▸ **STATED PROBLEM**: Only the lines from the start of the data through the line containing "const GREEN_TITLE = '#8fc23a';" should be written out, exactly as they are, with both ends included and the pictures left out.

▸ **RAW DATA**:
[Begin]
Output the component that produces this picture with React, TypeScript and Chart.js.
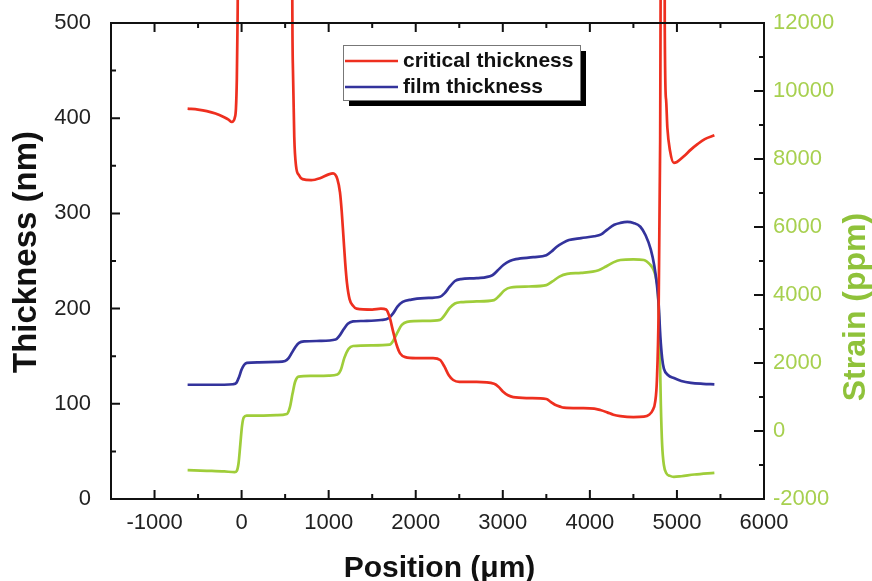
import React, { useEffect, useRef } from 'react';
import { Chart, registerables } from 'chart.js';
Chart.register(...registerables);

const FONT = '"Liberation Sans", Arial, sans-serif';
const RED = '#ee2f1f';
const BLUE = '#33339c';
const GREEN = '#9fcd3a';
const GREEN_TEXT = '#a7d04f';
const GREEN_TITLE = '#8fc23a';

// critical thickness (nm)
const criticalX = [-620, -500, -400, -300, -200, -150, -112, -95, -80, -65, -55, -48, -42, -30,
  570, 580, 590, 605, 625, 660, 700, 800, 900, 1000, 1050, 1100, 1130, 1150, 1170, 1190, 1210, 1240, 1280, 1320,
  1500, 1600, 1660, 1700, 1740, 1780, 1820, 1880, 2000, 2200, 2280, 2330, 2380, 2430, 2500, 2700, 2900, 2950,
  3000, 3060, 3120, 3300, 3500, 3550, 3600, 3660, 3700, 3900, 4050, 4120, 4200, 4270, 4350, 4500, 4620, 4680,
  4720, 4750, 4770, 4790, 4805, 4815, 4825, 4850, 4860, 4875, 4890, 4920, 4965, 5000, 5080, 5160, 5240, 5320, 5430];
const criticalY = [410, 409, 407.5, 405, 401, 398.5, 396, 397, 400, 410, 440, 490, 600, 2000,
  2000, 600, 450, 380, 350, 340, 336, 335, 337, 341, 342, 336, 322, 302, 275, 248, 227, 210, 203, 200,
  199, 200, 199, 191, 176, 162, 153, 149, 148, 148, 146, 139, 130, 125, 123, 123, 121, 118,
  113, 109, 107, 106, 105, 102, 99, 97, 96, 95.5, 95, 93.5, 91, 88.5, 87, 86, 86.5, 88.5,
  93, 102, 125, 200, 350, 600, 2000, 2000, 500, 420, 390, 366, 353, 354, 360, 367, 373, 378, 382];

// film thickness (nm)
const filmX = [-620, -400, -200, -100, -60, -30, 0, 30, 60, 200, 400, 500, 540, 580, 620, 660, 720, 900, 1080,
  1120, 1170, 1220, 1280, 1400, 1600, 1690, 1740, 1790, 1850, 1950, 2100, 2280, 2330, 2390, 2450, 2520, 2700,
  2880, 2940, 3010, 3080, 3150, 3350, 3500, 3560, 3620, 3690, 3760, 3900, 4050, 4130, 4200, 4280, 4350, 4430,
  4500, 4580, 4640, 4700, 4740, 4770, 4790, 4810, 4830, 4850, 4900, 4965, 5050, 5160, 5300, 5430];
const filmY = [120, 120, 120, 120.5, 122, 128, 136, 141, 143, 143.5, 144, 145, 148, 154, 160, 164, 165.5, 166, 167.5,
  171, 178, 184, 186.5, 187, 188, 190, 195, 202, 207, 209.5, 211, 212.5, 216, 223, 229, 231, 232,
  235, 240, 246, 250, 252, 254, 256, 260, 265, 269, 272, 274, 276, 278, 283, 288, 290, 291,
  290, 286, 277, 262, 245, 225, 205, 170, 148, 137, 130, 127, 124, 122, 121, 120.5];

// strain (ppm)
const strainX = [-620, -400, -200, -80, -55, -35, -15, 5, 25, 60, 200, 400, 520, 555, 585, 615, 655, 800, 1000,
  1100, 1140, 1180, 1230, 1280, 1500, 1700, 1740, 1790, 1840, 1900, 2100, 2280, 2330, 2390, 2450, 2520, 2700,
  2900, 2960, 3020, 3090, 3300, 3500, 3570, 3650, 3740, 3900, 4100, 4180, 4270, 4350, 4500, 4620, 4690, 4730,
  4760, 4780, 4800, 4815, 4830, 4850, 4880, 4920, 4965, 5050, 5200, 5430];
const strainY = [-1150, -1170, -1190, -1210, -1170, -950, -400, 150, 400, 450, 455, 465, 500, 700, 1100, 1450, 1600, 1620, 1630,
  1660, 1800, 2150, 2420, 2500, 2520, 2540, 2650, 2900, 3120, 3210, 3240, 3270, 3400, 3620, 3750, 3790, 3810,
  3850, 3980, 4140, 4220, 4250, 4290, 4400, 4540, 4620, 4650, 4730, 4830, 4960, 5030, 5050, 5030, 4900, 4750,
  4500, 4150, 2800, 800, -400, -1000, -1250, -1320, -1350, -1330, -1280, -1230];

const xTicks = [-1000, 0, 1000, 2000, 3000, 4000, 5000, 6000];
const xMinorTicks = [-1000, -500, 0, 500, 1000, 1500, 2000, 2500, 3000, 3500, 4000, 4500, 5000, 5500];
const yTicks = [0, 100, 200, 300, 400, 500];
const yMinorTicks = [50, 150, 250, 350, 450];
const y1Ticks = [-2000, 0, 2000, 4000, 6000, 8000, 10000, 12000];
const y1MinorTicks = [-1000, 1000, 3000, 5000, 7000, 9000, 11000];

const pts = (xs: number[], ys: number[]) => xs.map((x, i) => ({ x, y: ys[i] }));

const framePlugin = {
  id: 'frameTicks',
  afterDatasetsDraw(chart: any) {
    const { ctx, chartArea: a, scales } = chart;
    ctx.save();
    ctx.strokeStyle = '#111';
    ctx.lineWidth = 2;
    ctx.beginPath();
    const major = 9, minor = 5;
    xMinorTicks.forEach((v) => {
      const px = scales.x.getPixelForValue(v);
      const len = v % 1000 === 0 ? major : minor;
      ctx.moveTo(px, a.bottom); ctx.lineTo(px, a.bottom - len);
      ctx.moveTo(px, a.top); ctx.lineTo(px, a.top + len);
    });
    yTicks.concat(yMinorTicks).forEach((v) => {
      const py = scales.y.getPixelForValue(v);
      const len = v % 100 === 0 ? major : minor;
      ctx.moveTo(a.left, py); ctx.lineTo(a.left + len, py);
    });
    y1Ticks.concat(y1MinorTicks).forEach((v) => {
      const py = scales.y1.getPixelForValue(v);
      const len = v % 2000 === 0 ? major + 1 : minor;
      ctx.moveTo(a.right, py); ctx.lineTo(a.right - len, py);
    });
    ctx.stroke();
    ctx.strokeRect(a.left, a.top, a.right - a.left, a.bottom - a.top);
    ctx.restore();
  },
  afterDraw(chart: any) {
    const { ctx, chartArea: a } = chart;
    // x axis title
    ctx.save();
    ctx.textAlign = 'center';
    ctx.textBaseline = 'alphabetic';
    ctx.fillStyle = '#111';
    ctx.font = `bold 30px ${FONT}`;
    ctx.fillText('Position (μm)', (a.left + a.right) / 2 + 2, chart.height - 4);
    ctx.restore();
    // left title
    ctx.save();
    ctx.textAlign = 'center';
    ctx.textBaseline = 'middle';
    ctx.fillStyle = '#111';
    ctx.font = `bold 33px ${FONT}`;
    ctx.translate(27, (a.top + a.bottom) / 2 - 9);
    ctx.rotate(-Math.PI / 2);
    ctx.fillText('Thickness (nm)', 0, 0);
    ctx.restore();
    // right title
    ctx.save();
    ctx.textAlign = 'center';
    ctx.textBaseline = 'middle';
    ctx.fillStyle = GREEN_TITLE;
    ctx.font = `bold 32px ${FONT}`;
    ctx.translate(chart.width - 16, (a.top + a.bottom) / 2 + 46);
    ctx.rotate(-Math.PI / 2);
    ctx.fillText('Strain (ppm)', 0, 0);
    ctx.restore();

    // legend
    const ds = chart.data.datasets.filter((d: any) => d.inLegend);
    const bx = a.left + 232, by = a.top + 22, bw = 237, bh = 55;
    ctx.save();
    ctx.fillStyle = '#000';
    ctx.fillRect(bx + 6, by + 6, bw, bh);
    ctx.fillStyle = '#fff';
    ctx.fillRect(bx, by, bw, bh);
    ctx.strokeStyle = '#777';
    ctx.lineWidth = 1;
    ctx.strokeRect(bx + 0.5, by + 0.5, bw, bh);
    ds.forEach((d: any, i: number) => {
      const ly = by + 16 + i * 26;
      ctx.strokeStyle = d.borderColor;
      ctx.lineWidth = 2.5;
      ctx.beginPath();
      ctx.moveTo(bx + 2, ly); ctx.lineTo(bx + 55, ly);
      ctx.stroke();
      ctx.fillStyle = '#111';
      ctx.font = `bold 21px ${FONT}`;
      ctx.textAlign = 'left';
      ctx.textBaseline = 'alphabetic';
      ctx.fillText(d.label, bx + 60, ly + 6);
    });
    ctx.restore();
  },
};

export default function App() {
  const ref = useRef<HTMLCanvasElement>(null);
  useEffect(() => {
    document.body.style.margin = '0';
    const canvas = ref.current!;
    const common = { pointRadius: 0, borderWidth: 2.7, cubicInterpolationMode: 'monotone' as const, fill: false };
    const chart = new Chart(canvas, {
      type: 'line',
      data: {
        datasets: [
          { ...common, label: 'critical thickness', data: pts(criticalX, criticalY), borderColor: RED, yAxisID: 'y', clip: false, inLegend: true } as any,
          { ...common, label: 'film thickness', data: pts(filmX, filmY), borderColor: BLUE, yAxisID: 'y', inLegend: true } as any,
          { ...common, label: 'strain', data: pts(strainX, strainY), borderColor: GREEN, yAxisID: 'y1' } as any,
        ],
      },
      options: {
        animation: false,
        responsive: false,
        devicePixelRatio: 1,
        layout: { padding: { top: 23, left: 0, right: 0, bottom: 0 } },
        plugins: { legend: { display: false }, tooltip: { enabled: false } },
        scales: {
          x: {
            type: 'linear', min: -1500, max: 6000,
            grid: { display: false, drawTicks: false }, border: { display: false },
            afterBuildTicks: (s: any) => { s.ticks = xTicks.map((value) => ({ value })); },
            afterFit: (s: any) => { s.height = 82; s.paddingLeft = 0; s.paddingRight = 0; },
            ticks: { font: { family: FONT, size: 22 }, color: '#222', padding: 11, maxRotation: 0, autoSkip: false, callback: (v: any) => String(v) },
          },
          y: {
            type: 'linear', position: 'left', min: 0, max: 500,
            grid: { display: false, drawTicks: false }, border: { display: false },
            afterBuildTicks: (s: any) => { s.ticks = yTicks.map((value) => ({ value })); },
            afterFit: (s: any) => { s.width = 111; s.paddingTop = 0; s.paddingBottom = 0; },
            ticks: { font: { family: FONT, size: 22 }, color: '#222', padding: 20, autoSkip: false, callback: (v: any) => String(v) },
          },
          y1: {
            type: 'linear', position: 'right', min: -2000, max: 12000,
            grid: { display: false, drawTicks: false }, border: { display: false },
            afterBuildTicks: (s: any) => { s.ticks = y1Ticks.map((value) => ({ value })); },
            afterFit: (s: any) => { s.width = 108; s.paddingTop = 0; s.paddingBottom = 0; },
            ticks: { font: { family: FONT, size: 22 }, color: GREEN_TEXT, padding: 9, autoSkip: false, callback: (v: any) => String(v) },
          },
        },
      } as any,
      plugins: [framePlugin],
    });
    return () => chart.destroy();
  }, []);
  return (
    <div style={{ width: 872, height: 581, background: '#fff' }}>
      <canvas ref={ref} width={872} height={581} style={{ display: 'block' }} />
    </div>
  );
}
[End]
▸ **CORRECT RESPONSE**:
Output the component that produces this picture with React, TypeScript and Chart.js.
import React, { useEffect, useRef } from 'react';
import { Chart, registerables } from 'chart.js';
Chart.register(...registerables);

const FONT = '"Liberation Sans", Arial, sans-serif';
const RED = '#ee2f1f';
const BLUE = '#33339c';
const GREEN = '#9fcd3a';
const GREEN_TEXT = '#a7d04f';
const GREEN_TITLE = '#8fc23a';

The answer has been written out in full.